At my school here in southern California we’re in the midst of a space makeover with an eye on emphasizing 21st century learning and interdisciplinary units. In this backdrop, a couple of recent experiences has me thinking about how our spaces could be used in a way that truly foster student voice and agency:

  1. I had the opportunity to visit High Tech High, a K-12 school in San Diego. If you’ve seen the documentaries Beyond Measure or Most Likely To Succeed than you already have an idea what this school is all about — intense PBL, no letter grades or report cards, and student empowerment. In terms of space, High Tech High’s minimalist, no-frills approach is a refreshing (and, quite frankly, jarring) departure from the often manicured setting that classrooms can become. There are no posters or bulletin boards that no student ever looks at, and no collection of dusty books that no student ever wants to read. There is lots of white space, lots of empty physical space. Lots of opportunity.
  2. Dovetailing nicely on this visit, I picked up The Space by Rebecca Hare and Robert Dillon. It’s a wonderfully concise and thoughtful book that challenges teachers and administrators to consider the goal of every inch of the classroom. Like High Tech High, the authors preach minimalism, and they also emphasize student voice in designing and maintaining the space. I highly recommend this book.
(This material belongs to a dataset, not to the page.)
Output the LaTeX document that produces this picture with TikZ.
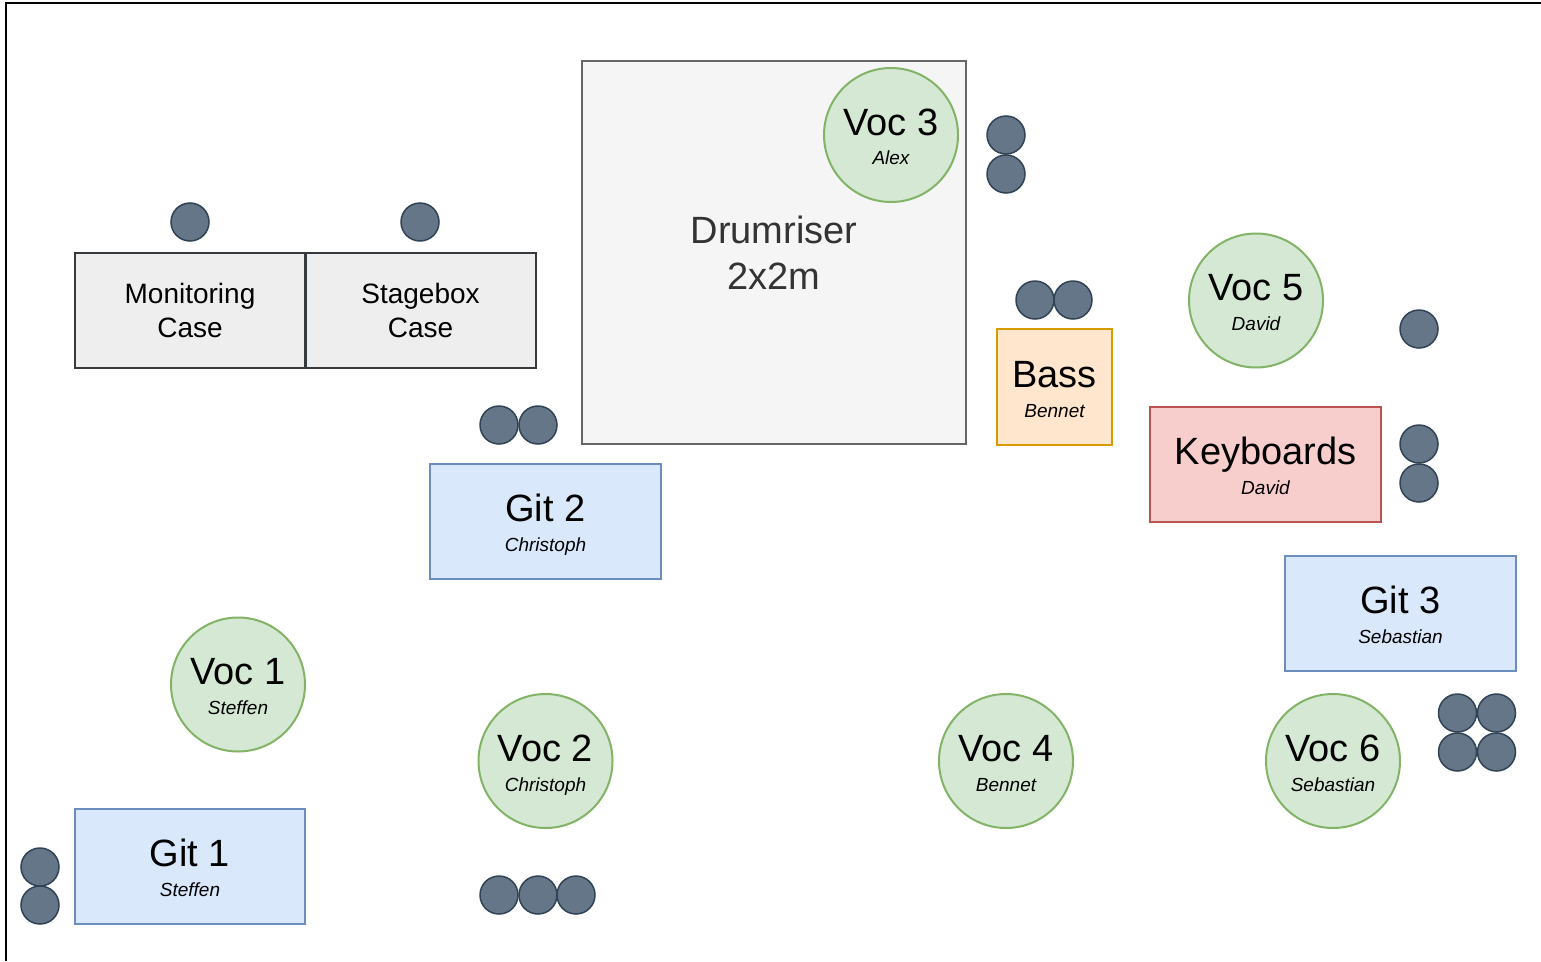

So over the next few weeks I’ll be posting about how our teaching and learning spaces can promote student agency. I’d love to hear your ideas, especially if they are concrete, tangible risks you’ve taken in your own spaces. For example, here’s one simple thing I did recently: I asked our head custodian to create a white board desk for me–I call it my ‘brainstorming desk’– out of a broken white board and an old desk.


I’m not totally satisfied with the results, since my 8th graders often just want to doodle on it, though I think with more modeling and emphasis on how it connects to the ATLs (Use brainstorming and mind mapping to generate new ideas and inquiries) it could be the start of something really special. One message that both The Space and High Tech High have made abundantly clear: more writeable surfaces!